B. UNE BAISSE BRUTALE DES RENDEMENTS BETTERAVIERS, AYANT DES IMPACTS MAJEURS TANT POUR LA FILIÈRE AGRICOLE QUE POUR LA PRODUCTION INDUSTRIELLE

Source : ITB

Alors que l'Institut technique de la betterave (ITB) estimait les pertes de rendement historiques dues à la jaunisse en moyenne autour de 5 ou 6 %, ce taux est estimé pour 2020, au regard des premiers arrachages, entre 13 et 20 % sur tout le territoire national, qui inclut pourtant des zones non touchées. Dans certains départements, des pertes moyennes se situeront, sans doute au-delà de 40 voire 50 % . Or pour un agriculteur, un recul du volume arraché compris entre 40 et 50 % représente une perte supérieure à 1 000 euros par hectare .

Les industriels sucriers en France et tout l'écosystème actif dans des territoires ruraux souvent désertés subiront aussi de plein fouet les effets de cette crise. La durée de la campagne des usines sera, le plus souvent, divisée par deux. Or l'industrie sucrière étant capitalistique, les coûts fixes ne seront pas amortis et les pertes industrielles seront donc très importantes .

Les planteurs des zones les plus touchées vont donc être confrontés, cette année, à des pertes massives qui ne les inciteront pas à semer de nouveau l'année prochaine, s'ils n'ont pas la garantie de n'être pas confrontés aux mêmes difficultés. À défaut, la conjonction de deux phénomènes, une baisse de rendements due à une éventuelle nouvelle jaunisse et une réduction des surfaces plantées, entraînera la fermeture de sites de production ayant des impacts, en chaîne, sur tout un système économique rural ancré dans les territoires et engendrant une réduction de la souveraineté économique française.

Ces menaces sur un recul massif de la production betteravière faute de semis suffisants en 2021 sont réelles et auraient des impacts économiques majeurs . Compte tenu de la difficulté à transporter la betterave et de la fragilité de la denrée, les distances entre les champs et la sucrerie sont très réduites (environ 32 kilomètres en France). L'avenir d'une sucrerie dépend donc de celui de ses planteurs : sans eux, elle disparaît, à défaut de produits de substitution.
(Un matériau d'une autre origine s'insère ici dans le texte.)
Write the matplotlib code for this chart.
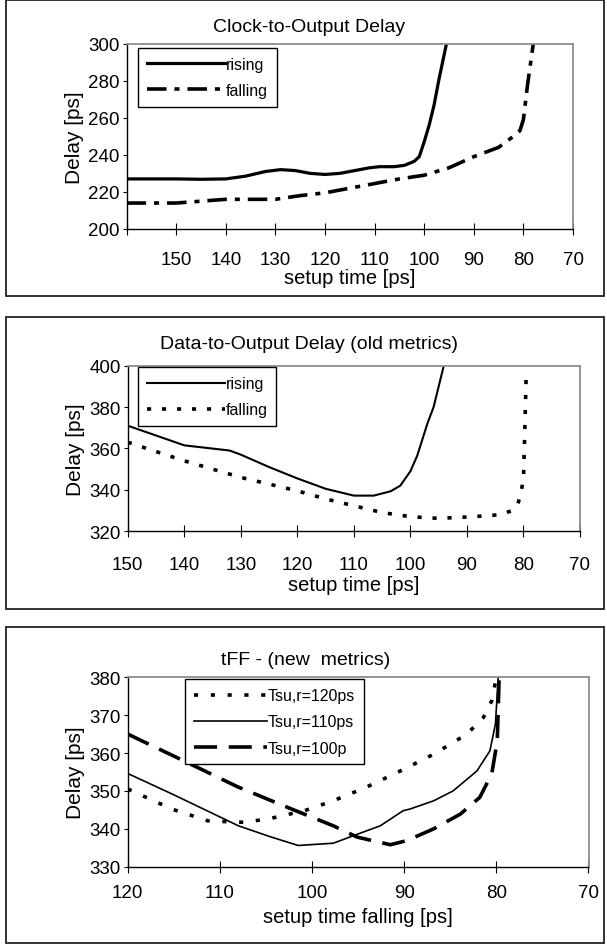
import numpy as np
import matplotlib
matplotlib.use('Agg')
import matplotlib.pyplot as plt
from matplotlib.patches import Rectangle

plt.rcParams['font.family'] = ['Liberation Sans', 'DejaVu Sans']

# panel 1 - clock-to-output delay
clk_rise_x = [160, 150, 145, 140, 136, 132, 129, 126, 123, 120, 117, 114, 111, 109, 106, 104,
              102, 101, 100, 99, 98, 97, 95.5]
clk_rise_y = [227, 227, 226.8, 227, 228.5, 231, 232, 231.5, 230, 229.4, 230, 231.5, 233, 233.6,
              233.6, 234.3, 236.5, 239, 247, 256, 267, 281, 300]
clk_fall_x = [160, 150, 140, 130, 125, 120, 115, 110, 105, 100, 95, 90, 85, 82, 80.7, 80, 79.2, 78]
clk_fall_y = [214, 214, 216, 216, 218, 219.5, 222, 224.5, 227, 229, 233, 239, 244, 250, 253,
              259, 277, 300]

# panel 2 - data-to-output delay (old metrics)
d2o_rise_x = [150, 140, 132, 130, 125, 120, 115, 110, 106.5, 103.5, 101.8, 100, 98.8, 97,
              95.9, 94.1]
d2o_rise_y = [371, 361.5, 359, 357, 351, 345.5, 340.5, 337.2, 337.2, 339.3, 342, 349, 356.5,
              372, 380, 400]
d2o_fall_x = [150, 140, 130, 120, 115, 110, 105, 100, 95, 89, 84, 82, 81, 80.5, 80, 79.8, 79.5]
d2o_fall_y = [363, 354, 346, 339.5, 335.6, 332.3, 329, 327, 326.2, 327, 328, 330, 333, 338, 345,
              365, 398]

# panel 3 - tFF (new metrics)
tff_x120 = [120, 115.2, 111.3, 107.3, 104.4, 100.8, 97.7, 94.1, 90.4, 86.8, 83.2, 81.4, 80.5, 80]
tff_y120 = [350.5, 345.2, 342.1, 341.7, 342.8, 344.8, 347.4, 351, 355.3, 359.7, 365, 369.4,
            373.8, 380]
tff_x110 = [120, 115.2, 108, 104.4, 101.5, 97.7, 95.5, 92.6, 90.1, 89.4, 86.8, 84.7, 82.1, 80.7,
            80.1, 79.8]
tff_y110 = [354.6, 349.2, 340.8, 337.8, 335.6, 336.2, 338.2, 340.8, 344.8, 345.2, 347.4, 350,
            355.3, 360.6, 367.7, 380]
tff_x100 = [120, 113.8, 108, 102.2, 97.7, 95.1, 91.5, 89.7, 86.8, 83.9, 81.8, 80.5, 79.9, 79.7]
tff_y100 = [365, 357.8, 351, 345.2, 340.8, 337.8, 335.8, 336.9, 340, 343.9, 348.3, 354.5, 363.2,
            380]

W, H = 607, 945
fig = plt.figure(figsize=(W / 100, H / 100), dpi=100)


def px_axes(l, t, r, b):
    return fig.add_axes([l / W, 1 - b / H, (r - l) / W, (b - t) / H])


def frame(t, b):
    fig.patches.append(Rectangle((6 / W, 1 - b / H), 598 / W, (b - t) / H,
                                 transform=fig.transFigure, fill=False,
                                 edgecolor='#222222', linewidth=1.3))


def style(ax, xlim, ylim, xticks, yticks, xlabels, title, title_x, title_pad, xlabel, xpad, lpad):
    ax.set_xlim(*xlim)
    ax.set_ylim(*ylim)
    ax.set_xticks(xticks)
    ax.set_xticklabels(xlabels)
    ax.set_yticks(yticks)
    for s in ['top', 'right']:
        ax.spines[s].set_color('#8c8c8c')
        ax.spines[s].set_linewidth(1.3)
    for s in ['left', 'bottom']:
        ax.spines[s].set_color('black')
        ax.spines[s].set_linewidth(1.0)
    ax.tick_params(axis='x', direction='inout', length=9, pad=xpad, labelsize=13.5)
    ax.tick_params(axis='y', direction='out', length=3, pad=2, labelsize=13.5)
    ax.set_ylabel('Delay [ps]', fontsize=15, labelpad=3)
    ax.set_xlabel(xlabel, fontsize=14.5, labelpad=lpad)
    ax.set_title(title, fontsize=14, x=title_x, pad=title_pad)


def add_legend(ax, x0, top, fs, hl):
    leg = ax.legend(loc='upper left', bbox_to_anchor=(x0, top), fontsize=fs,
                    handlelength=hl, handletextpad=0.05, labelspacing=0.7,
                    fancybox=False, framealpha=1, edgecolor='black', borderaxespad=0,
                    borderpad=0.55)
    leg.get_frame().set_linewidth(1.0)


# ---- panel 1
frame(1, 297)
ax1 = px_axes(126.6, 44.5, 573, 230)
ax1.plot(clk_rise_x, clk_rise_y, color='black', lw=2.3, label='rising')
ax1.plot(clk_fall_x, clk_fall_y, color='black', lw=2.6, ls=(0, (5.4, 2.2, 1.4, 2.2)),
         label='falling')
style(ax1, (160, 70), (200, 300), np.arange(160, 69, -10), np.arange(200, 301, 20),
      [''] + [str(v) for v in range(150, 69, -10)], 'Clock-to-Output Delay', 0.408, 9,
      'setup time [ps]', 11, 0)
add_legend(ax1, 0.026, 0.976, 11.5, 4.9)

# ---- panel 2
frame(318, 610)
ax2 = px_axes(127.8, 366.7, 580, 532.2)
ax2.plot(d2o_rise_x, d2o_rise_y, color='black', lw=1.5, label='rising')
ax2.plot(d2o_fall_x, d2o_fall_y, color='black', lw=2.6, ls=(0, (1.15, 3.0)), label='falling')
style(ax2, (150, 70), (320, 400), np.arange(150, 69, -10), np.arange(320, 401, 20),
      [str(v) for v in range(150, 69, -10)], 'Data-to-Output Delay (old metrics)', 0.40, 13,
      'setup time [ps]', 13, 2)
add_legend(ax2, 0.022, 0.990, 11.5, 4.9)

# ---- panel 3
frame(628, 944)
ax3 = px_axes(127.8, 678.3, 588.5, 867.7)
ax3.plot(tff_x120, tff_y120, color='black', lw=2.6, ls=(0, (1.15, 3.5)), label='Tsu,r=120ps')
ax3.plot(tff_x110, tff_y110, color='black', lw=1.2, label='Tsu,r=110ps')
ax3.plot(tff_x100, tff_y100, color='black', lw=2.6, ls=(0, (6.4, 3.2)), label='Tsu,r=100p')
style(ax3, (120, 70), (330, 380), np.arange(120, 69, -10), np.arange(330, 381, 10),
      [str(v) for v in range(120, 69, -10)], 'tFF - (new  metrics)', 0.386, 9.5,
      'setup time falling [ps]', 8, 4)
add_legend(ax3, 0.124, 0.989, 11.5, 4.6)

fig.savefig('out.png', dpi=100)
Cela sera aussi le cas des transporteurs, des entreprises de travaux agricoles, du matériel... S'en suivra dès lors un plan social massif pour 45 000 emplois, directs et indirects, créés par la filière, et un risque de recul de la production de sucre , menaçant la souveraineté française, le sucre étant un intrant majeur dans plusieurs industries, agroalimentaires mais aussi chimiques, pharmaceutiques, pour les carburants... C'est également cette filière qui produit le gel hydroalcoolique aujourd'hui essentiel pour lutter contre l'épidémie de coronavirus.

Ces fermetures de sites engendreraient à terme un risque d'importations de sucre . Cela serait une aberration écologique car non seulement le bilan carbone d'un tel transport n'est plus à démontrer, mais, en outre, le sucre importé proviendra de semences enrobées de produits phytopharmaceutiques contenant des néonicotinoïdes, autorisés à l'étranger.

Une telle situation serait d'autant plus paradoxale que l'impact environnemental de notre production de sucre a considérablement diminué , en réduisant par exemple leurs émissions de gaz à effet de serre de plus de 40 % en 20 ans environ.

Enfin, la betterave permet, par la pulpe, de fournir une alimentation en circuit court à nos élevages .

Par conséquent, défendre cette filière en assurant une transition réaliste vers des solutions alternatives viables permettra de défendre une alimentation locale et durable.

C'est pour conjurer ces risques et garantir des semis suffisants l'année prochaine que le Gouvernement s'est engagé à octroyer une dérogation temporaire à l'usage de néonicotinoïdes aux planteurs de betteraves . Cela nécessite de modifier l'interdiction issue de la loi biodiversité.